A.  Upon approval by the Banking Board, and subject to
satisfying each of the criteria contained in subsection B of this
section and complying with the procedures required by subsection C
of this section, a state bank may merge with:
1.  Its parent bank holding company;

2.  One or more nonbank subsidiaries of its parent bank holding
company; or
3.  One or more subsidiaries of the state bank.

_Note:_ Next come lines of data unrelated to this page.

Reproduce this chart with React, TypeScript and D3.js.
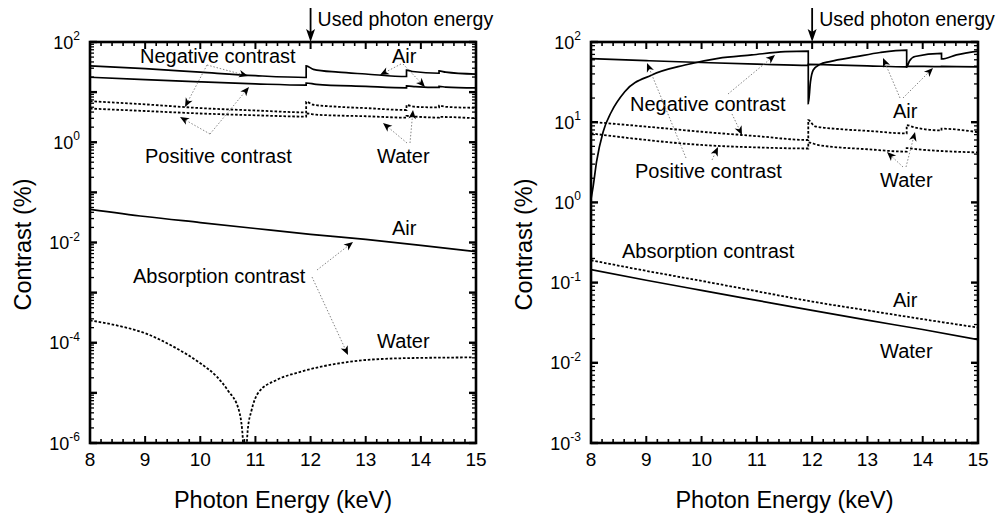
import React, { useEffect, useRef } from "react";
import * as d3 from "d3";

type Pt = [number, number];

// x axis
const energyTicks = [8, 9, 10, 11, 12, 13, 14, 15];
const usedEnergy = 12;

// left panel: contrast (%) vs photon energy
const leftAirNegative: Pt[] = [
  [8, 33.5], [9, 29.5], [10, 25], [11, 21.3], [11.92, 19.6], [11.92, 33.5], [12.05, 28.5],
  [12.5, 25], [13, 23], [13.74, 20.5], [13.74, 27.5], [13.85, 25.8], [14.33, 23.8],
  [14.33, 26.5], [14.45, 25], [15, 22.8],
];
const leftAirPositive: Pt[] = [
  [8, 19.8], [9, 17.8], [10, 16], [11, 14.6], [11.92, 13.8], [11.92, 15.2], [12.1, 14.3],
  [13, 13], [13.74, 12.2], [13.74, 13.3], [13.9, 12.9], [14.33, 12.4], [14.33, 13],
  [14.45, 12.6], [15, 12.1],
];
const leftWaterNegative: Pt[] = [
  [8, 6.6], [9, 5.7], [10, 4.8], [11, 4.3], [11.92, 3.95], [11.92, 6.4], [12.05, 5.6],
  [12.5, 5.1], [13, 4.8], [13.74, 4.4], [13.74, 5.5], [13.9, 5.1], [14.33, 4.95],
  [14.33, 5.4], [14.45, 5.1], [15, 4.85],
];
const leftWaterPositive: Pt[] = [
  [8, 4.7], [9, 4.2], [10, 3.75], [11, 3.45], [11.92, 3.25], [11.92, 3.75], [12.1, 3.55],
  [13, 3.3], [13.74, 3.1], [13.74, 3.35], [13.9, 3.25], [14.33, 3.1], [14.33, 3.2], [15, 3.0],
];
const leftAbsAir: Pt[] = [
  [8, 0.046], [9, 0.033], [10, 0.025], [11, 0.019], [12, 0.0145], [13, 0.0115], [14, 0.0088], [15, 0.0066],
];
const leftAbsWater: Pt[] = [
  [8, 2.8e-4], [8.5, 2.2e-4], [9, 1.55e-4], [9.5, 8.5e-5], [10, 3.9e-5], [10.3, 2.1e-5],
  [10.5, 1.12e-5], [10.7, 4.5e-6], [10.76, 1.8e-6], [10.81, 3e-7], [10.86, 1.8e-6],
  [10.93, 4.5e-6], [11.05, 1e-5], [11.38, 1.8e-5], [11.8, 2.6e-5], [12.66, 4.1e-5],
  [13.63, 4.9e-5], [14.95, 5.1e-5],
];

// right panel
const rightAirNegative: Pt[] = [
  [8, 1.1], [8.04, 1.6], [8.1, 3.2], [8.22, 7.6], [8.37, 13.5], [8.61, 24], [9.1, 38.8],
  [9.7, 51.6], [10.3, 62.6], [10.91, 69], [11.51, 75.7], [11.93, 77], [11.93, 17],
  [11.97, 32], [12.02, 44.7], [12.14, 52.6], [12.32, 57], [12.8, 65.6], [13.23, 74],
  [13.71, 79.4], [13.71, 49], [13.76, 58], [13.86, 66], [14.34, 72], [14.34, 61.5],
  [14.61, 69], [15, 77],
];
const rightAirPositive: Pt[] = [
  [8, 62], [9, 58.5], [10, 55.5], [11, 53], [11.93, 51], [11.93, 52.5], [12.5, 51.5],
  [13, 50.5], [13.71, 49], [13.71, 49.8], [14.34, 49.3], [14.34, 49.8], [15, 49],
];
const rightWaterNegative: Pt[] = [
  [8, 10.1], [9, 8.8], [10, 7.6], [11, 6.7], [11.93, 6.0], [11.93, 10.6], [12.05, 8.9],
  [12.5, 8.2], [13, 7.8], [13.71, 7.25], [13.71, 9.2], [13.85, 8.6], [14.34, 7.9],
  [14.34, 8.3], [15, 7.5],
];
const rightWaterPositive: Pt[] = [
  [8, 7.25], [9, 6.0], [10, 5.2], [11, 4.85], [11.93, 4.7], [11.93, 5.6], [12.1, 5.2],
  [13, 4.6], [13.71, 4.3], [13.71, 4.75], [13.9, 4.6], [15, 4.2],
];
const rightAbsDotted: Pt[] = [
  [8, 0.19], [9, 0.14], [10, 0.105], [11, 0.078], [12, 0.058], [13, 0.045], [14, 0.035], [15, 0.0275],
];
const rightAbsSolid: Pt[] = [
  [8, 0.145], [9, 0.107], [10, 0.08], [11, 0.06], [12, 0.045], [13, 0.034], [14, 0.026], [15, 0.0195],
];

const FONT = "'Liberation Sans', Arial, Helvetica, sans-serif";

// layout of the two panels (pixels); annotations are relative to plot top-left
const panels = [
  {
    id: "a", left: 90, top: 42, width: 386, height: 401, yMin: 1e-6, yMax: 1e2, labelEvery: 2, yTitleX: 31,
    series: [
      { data: leftAirNegative, dot: false }, { data: leftAirPositive, dot: false },
      { data: leftWaterNegative, dot: true }, { data: leftWaterPositive, dot: true },
      { data: leftAbsAir, dot: false }, { data: leftAbsWater, dot: true },
    ],
    texts: [
      ["Negative contrast", 50, 21], ["Air", 302, 21], ["Positive contrast", 55, 121], ["Water", 287, 121],
      ["Air", 302, 193], ["Absorption contrast", 43, 241], ["Water", 287, 306],
    ] as [string, number, number][],
    leaders: [
      [117, 23, 158, 34], [117, 23, 95, 65], [120, 92, 159, 45], [120, 92, 90, 75],
      [311, 22, 290, 33], [313, 22, 335, 45], [317, 101, 293, 81], [320, 101, 323, 68],
      [227, 228, 263, 200], [222, 235, 258, 313],
    ],
  },
  {
    id: "b", left: 591, top: 42, width: 387, height: 401, yMin: 1e-3, yMax: 1e2, labelEvery: 1, yTitleX: 532,
    series: [
      { data: rightAirNegative, dot: false }, { data: rightAirPositive, dot: false },
      { data: rightWaterNegative, dot: true }, { data: rightWaterPositive, dot: true },
      { data: rightAbsDotted, dot: true }, { data: rightAbsSolid, dot: false },
    ],
    texts: [
      ["Negative contrast", 39, 69], ["Positive contrast", 44, 136], ["Air", 302, 76], ["Water", 289, 145],
      ["Absorption contrast", 31, 216], ["Air", 302, 265], ["Water", 289, 316],
    ] as [string, number, number][],
    leaders: [
      [95, 116, 56, 21], [137, 52, 184, 13], [141, 72, 151, 93], [121, 118, 127, 105],
      [309, 56, 292, 16], [312, 56, 342, 26], [312, 125, 296, 110], [315, 125, 324, 90],
    ],
  },
];

type PanelCfg = (typeof panels)[number];

function Panel({ cfg }: { cfg: PanelCfg }) {
  const ref = useRef<SVGGElement>(null);

  useEffect(() => {
    const g = d3.select(ref.current);
    g.selectAll("*").remove();
    const { width, height } = cfg;
    const x = d3.scaleLinear().domain([8, 15]).range([0, width]);
    const y = d3.scaleLog().domain([cfg.yMin, cfg.yMax]).range([height, 0]);

    g.append("clipPath").attr("id", "clip-" + cfg.id)
      .append("rect").attr("width", width).attr("height", height);

    // curves (monotone between points, vertical jumps at the edges)
    const line = d3.line<Pt>().x((d) => x(d[0])).y((d) => y(d[1])).curve(d3.curveMonotoneX);
    const curves = g.append("g").attr("clip-path", `url(#clip-${cfg.id})`);
    cfg.series.forEach((s) => {
      curves.append("path")
        .attr("d", line(s.data))
        .attr("fill", "none")
        .attr("stroke", "#000")
        .attr("stroke-width", s.dot ? 1.8 : 1.7)
        .attr("stroke-dasharray", s.dot ? "2.6,1.8" : null);
    });

    // ticks
    const ticks = g.append("g").attr("stroke", "#000");
    const minorX = d3.range(8, 15.001, 0.2).filter((v) => Math.abs(v - Math.round(v)) > 0.01);
    energyTicks.forEach((v) => {
      ticks.append("line").attr("x1", x(v)).attr("x2", x(v)).attr("y1", height).attr("y2", height - 7).attr("stroke-width", 2);
      ticks.append("line").attr("x1", x(v)).attr("x2", x(v)).attr("y1", 0).attr("y2", 7).attr("stroke-width", 2);
    });
    minorX.forEach((v) => {
      ticks.append("line").attr("x1", x(v)).attr("x2", x(v)).attr("y1", height).attr("y2", height - 4).attr("stroke-width", 1.6);
      ticks.append("line").attr("x1", x(v)).attr("x2", x(v)).attr("y1", 0).attr("y2", 4).attr("stroke-width", 1.6);
    });
    const lo = Math.round(Math.log10(cfg.yMin));
    const hi = Math.round(Math.log10(cfg.yMax));
    for (let p = lo; p <= hi; p++) {
      const yy = y(Math.pow(10, p));
      ticks.append("line").attr("x1", 0).attr("x2", 7).attr("y1", yy).attr("y2", yy).attr("stroke-width", 2.4);
      ticks.append("line").attr("x1", width).attr("x2", width - 7).attr("y1", yy).attr("y2", yy).attr("stroke-width", 2.4);
      if (p < hi) {
        for (let k = 2; k <= 9; k++) {
          const ym = y(k * Math.pow(10, p));
          ticks.append("line").attr("x1", 0).attr("x2", 4).attr("y1", ym).attr("y2", ym).attr("stroke-width", 1.3);
          ticks.append("line").attr("x1", width).attr("x2", width - 4).attr("y1", ym).attr("y2", ym).attr("stroke-width", 1.3);
        }
      }
      if ((p - lo) % cfg.labelEvery === 0) {
        const t = g.append("text").attr("x", -10).attr("y", yy + 6.5)
          .attr("text-anchor", "end").attr("font-size", 18).attr("font-family", FONT);
        t.append("tspan").text("10");
        t.append("tspan").attr("dy", -8.5).attr("font-size", 12).text(String(p));
      }
    }

    // frame
    g.append("rect").attr("width", width).attr("height", height)
      .attr("fill", "none").attr("stroke", "#000").attr("stroke-width", 2.6);

    // x tick labels
    energyTicks.forEach((v) => {
      g.append("text").attr("x", x(v)).attr("y", height + 23).attr("text-anchor", "middle")
        .attr("font-size", 19).attr("font-family", FONT).text(String(v));
    });

    // used photon energy arrow
    const ux = x(usedEnergy);
    g.append("line").attr("x1", ux).attr("x2", ux).attr("y1", -34).attr("y2", -8)
      .attr("stroke", "#000").attr("stroke-width", 1.8);
    g.append("path").attr("d", `M${ux},0 L${ux - 4.5},-13 L${ux},-10 L${ux + 4.5},-13 Z`).attr("fill", "#000");
    g.append("text").attr("x", ux + 7).attr("y", -16).attr("font-size", 19.5)
      .attr("font-family", FONT).text("Used photon energy");

    // annotation texts
    cfg.texts.forEach(([s, tx, ty]) => {
      g.append("text").attr("x", tx).attr("y", ty).attr("font-size", 20)
        .attr("font-family", FONT).text(s);
    });

    // leader lines with arrowheads
    cfg.leaders.forEach(([x1, y1, x2, y2]) => {
      const ang = Math.atan2(y2 - y1, x2 - x1);
      const bx = x2 - Math.cos(ang) * 6;
      const by = y2 - Math.sin(ang) * 6;
      g.append("line").attr("x1", x1).attr("y1", y1).attr("x2", bx).attr("y2", by)
        .attr("stroke", "#777").attr("stroke-width", 0.9).attr("stroke-dasharray", "1.5,1.8");
      g.append("path").attr("d", "M0,0 L-9,-3.8 L-6.5,0 L-9,3.8 Z").attr("fill", "#000")
        .attr("transform", `translate(${x2},${y2}) rotate(${(ang * 180) / Math.PI})`);
    });

    // axis titles
    g.append("text").attr("x", width / 2).attr("y", height + 65).attr("text-anchor", "middle")
      .attr("font-size", 23.5).attr("font-family", FONT).text("Photon Energy (keV)");
    g.append("text")
      .attr("transform", `translate(${cfg.yTitleX - cfg.left},${height / 2 + 2}) rotate(-90)`)
      .attr("text-anchor", "middle").attr("font-size", 23.5).attr("font-family", FONT)
      .text("Contrast (%)");
  }, [cfg]);

  return <g ref={ref} transform={`translate(${cfg.left},${cfg.top})`} />;
}

export default function App() {
  return (
    <svg width={1006} height={517} style={{ position: "absolute", left: 0, top: 0, background: "#fff" }}>
      <rect width={1006} height={517} fill="#fff" />
      {panels.map((p) => (
        <Panel key={p.id} cfg={p} />
      ))}
    </svg>
  );
}
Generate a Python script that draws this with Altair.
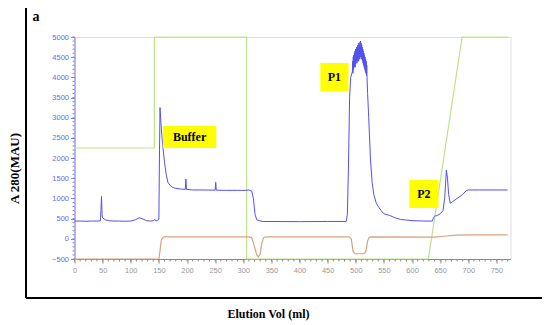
import altair as alt
import pandas as pd

# UV absorbance A280 (blue)
blue_x = [0, 10, 20, 30, 40, 46, 47, 48, 49, 50, 55, 60, 70, 80, 90, 100, 108, 115, 120, 128, 135, 140, 143, 145, 148, 150,
          151, 152, 153, 155, 157, 160, 163, 166, 170, 175, 180, 190, 197, 198, 199, 210, 230, 250, 251, 252, 270, 290, 305,
          310, 315, 318, 321, 324, 328, 335, 400, 450, 483, 485, 487, 489, 491, 493, 494,
          494.5, 495, 495.5, 496, 496.5, 497, 497.5, 498, 498.5, 499, 499.5, 500, 500.5, 501, 501.5, 502, 502.5, 503, 503.5,
          504, 504.5, 505, 505.5, 506, 506.5, 507, 507.5, 508, 508.5, 509, 509.5, 510, 510.5, 511, 511.5, 512, 512.5, 513,
          513.5, 514, 514.5, 515, 515.5, 516, 516.5, 517, 517.5, 518, 518.5, 519, 519.5,
          520, 521, 523, 526, 529, 532, 536, 540, 545, 550, 560, 570, 580, 600, 620, 636, 638, 640, 645, 650, 655, 658, 661,
          663, 665, 668, 672, 680, 690, 697, 700, 720, 770]
blue_y = [440, 440, 435, 440, 440, 445, 700, 1050, 600, 520, 470, 450, 440, 440, 435, 440, 470, 520, 500, 450, 440, 450, 480, 440, 460, 480,
          2000, 3250, 3000, 2600, 2300, 1900, 1600, 1400, 1320, 1270, 1250, 1230, 1225, 1480, 1225, 1210, 1210, 1205, 1400, 1205, 1200, 1200, 1200,
          1210, 1180, 1000, 600, 470, 450, 430, 425, 430, 430, 600, 1800, 3500, 4000, 4100, 4150,
          4400, 4100, 4500, 4200, 4550, 4250, 4600, 4300, 4650, 4250, 4700, 4350, 4650, 4400, 4750, 4350, 4700, 4400, 4800,
          4450, 4750, 4400, 4850, 4500, 4800, 4450, 4880, 4550, 4900, 4500, 4850, 4450, 4800, 4500, 4750, 4400, 4700, 4350,
          4650, 4300, 4600, 4250, 4550, 4200, 4500, 4150, 4450, 4100, 4400, 4050, 4300,
          4000, 3600, 3000, 2000, 1400, 1100, 900, 800, 700, 620, 580, 520, 480, 450, 440, 440, 520, 560, 580, 620, 700, 1000, 1700,
          1500, 1100, 880, 920, 1000, 1100, 1200, 1210, 1210, 1210]

# Gradient (green)
green_x = [0, 142, 142, 306, 306, 629, 689, 770]
green_y = [2250, 2250, 5000, 5000, -500, -500, 5000, 5000]

# Conductivity (orange)
orange_x = [0, 150, 152, 154, 157, 160, 310, 315, 320, 324, 327, 330, 333, 336, 340, 488, 492, 495, 498, 515, 518, 521, 524, 528,
            640, 660, 680, 700, 770]
orange_y = [-500, -500, -300, -50, 40, 50, 50, 30, -200, -400, -450, -380, -100, 30, 50, 50, 0, -300, -370, -370, -300, -50, 40, 50,
            40, 70, 90, 100, 100]

# Annotation boxes
box_labels = ["Buffer", "P1", "P2"]
box_x1 = [157, 437, 595]
box_x2 = [252, 487, 647]
box_y1 = [2250, 3662, 763]
box_y2 = [2795, 4356, 1457]

x_major = list(range(0, 751, 50))
x_minor = list(range(0, 771, 10))
y_major = list(range(-500, 5001, 500))
y_minor = list(range(-500, 5001, 100))

W, H = 436, 222

def mk(xs, ys):
    return pd.DataFrame({"x": xs, "y": ys, "i": list(range(len(xs)))})

xscale = alt.Scale(domain=[0, 775], nice=False, zero=False)
yscale = alt.Scale(domain=[-500, 5000], nice=False, zero=False)

xaxis = alt.Axis(values=x_major, title="Elution Vol (ml)", titleX=193.5, titleY=54, titleBaseline="middle",
                 titleFont="Liberation Serif", titleFontWeight="bold", titleFontSize=12, titleColor="#000",
                 grid=False, tickSize=4, labelFontSize=7.5, labelFont="Liberation Sans", labelColor="#999999",
                 domainColor="#8a8a8a", tickColor="#8a8a8a", labelPadding=3, format="d", labelOverlap=False,
                 labelBound=False, labelFlush=False)
yaxis = alt.Axis(values=y_major, title="A 280(MAU)", titleX=-60, titleY=131, titleBaseline="middle",
                 titleFont="Liberation Serif", titleFontWeight="bold", titleFontSize=13, titleColor="#000",
                 grid=False, tickSize=4, labelFontSize=7.5, labelFont="Liberation Sans", labelColor="#6a6ae0",
                 domainColor="#8080e0", tickColor="#8080e0", labelPadding=2, format="d", labelOverlap=False,
                 labelBound=False, labelFlush=False)

def X(f):
    return alt.X(f, type="quantitative", scale=xscale, axis=xaxis)

def Y(f):
    return alt.Y(f, type="quantitative", scale=yscale, axis=yaxis)

base_green = alt.Chart(mk(green_x, green_y)).mark_line(color="#bde38a", strokeWidth=1.2).encode(
    x=X("x"), y=Y("y"), order="i:Q")
orange = alt.Chart(mk(orange_x, orange_y)).mark_line(color="#d9a27c", strokeWidth=1.2).encode(
    x=X("x"), y=Y("y"), order="i:Q")
blue = alt.Chart(mk(blue_x, blue_y)).mark_line(color="#5252ee", strokeWidth=1).encode(
    x=X("x"), y=Y("y"), order="i:Q")

ymin = alt.Chart(pd.DataFrame({"y": y_minor})).mark_rule(color="#8080e0", strokeWidth=1).encode(
    y=Y("y"), x=alt.value(-2), x2=alt.value(0))
xmin = alt.Chart(pd.DataFrame({"x": x_minor})).mark_rule(color="#8a8a8a", strokeWidth=1).encode(
    x=X("x"), y=alt.value(H), y2=alt.value(H + 2.5))

boxdf = pd.DataFrame({"label": box_labels, "x1": box_x1, "x2": box_x2, "y1": box_y1, "y2": box_y2,
                      "xc": [(a + b) / 2 for a, b in zip(box_x1, box_x2)],
                      "yc": [(a + b) / 2 for a, b in zip(box_y1, box_y2)]})
boxes = alt.Chart(boxdf).mark_rect(color="#ffff00").encode(
    x=X("x1"), x2="x2:Q", y=Y("y1"), y2="y2:Q")
box_text = alt.Chart(boxdf).mark_text(font="Liberation Serif", fontWeight="bold", fontSize=12, color="#000",
                                      baseline="middle", align="center").encode(
    x=X("xc"), y=Y("yc"), text="label:N")

frame_left = alt.Chart(pd.DataFrame({"k": [0]})).mark_rule(color="#000", strokeWidth=2).encode(
    x=alt.value(-48.5), y=alt.value(-32), y2=alt.value(261))
frame_bottom = alt.Chart(pd.DataFrame({"k": [0]})).mark_rule(color="#000", strokeWidth=2).encode(
    x=alt.value(-48.5), x2=alt.value(468.5), y=alt.value(261))
panel = alt.Chart(pd.DataFrame({"t": ["a"]})).mark_text(font="Liberation Serif", fontWeight="bold", fontSize=14,
                                                         color="#000", baseline="middle", align="center").encode(
    x=alt.value(-38.5), y=alt.value(-20), text="t:N")

chart = alt.layer(base_green, orange, blue, ymin, xmin, boxes, box_text, frame_left, frame_bottom, panel).properties(
    width=W, height=H, autosize=alt.AutoSizeParams(type="none"),
    padding={"left": 66.5, "top": 29, "right": 31, "bottom": 63}
).configure_view(stroke=None).configure_axis(labelOverlap=False).configure(background="white")

chart.save("out.html", embed_options={"renderer": "svg", "actions": False})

B.  The form and effect of any merger pursuant to this section
must be consistent with the following criteria:
1.  The state bank must be the resulting entity which is the
survivor of the merger;
2.  The merger shall not result in any additional branch office
of the state bank, unless such additional branch is approved
pursuant to the bank's de novo branching authority under Section
501.1 of this title;
3.  Any activity carried on by any nonbank company which is a
party to the merger shall be terminated at the effective time of the
merger unless that activity is permissible for the resulting state
bank;
4.  Any asset or investment which is held by a constituent
nonbank company and which is not permitted to be held by a resulting
state bank shall be divested at or before the effective time of the
merger, unless the state bank obtains prior approval for a longer
divestiture period from the Commissioner in the manner provided in
Section 1108 of this title and from appropriate federal banking
agencies in accordance with any applicable federal banking laws or
regulations;
5.  The merger shall not create an unsafe weakening of the
resulting state bank's condition.  However, the Board shall have
discretion to approve a merger which will have the effect of
materially strengthening a weakened bank, even if the resulting
state bank's condition or capital will remain less than
satisfactory; and
6.  The applicant bank shall present an acceptable plan for
minimizing or eliminating the potential adverse impact of any
significant debt or other direct or contingent liabilities of any
nonbank company that will be merged into the resulting state bank.
C.  A merger pursuant to this section shall be governed by all
of the provisions and procedures of Sections 1102 through 1106 of
this title.  For this purpose such sections shall be interpreted so
far as reasonably applicable as if any nonbank company which is a
party to the merger were instead a constituent state bank being
merged into the resulting state bank.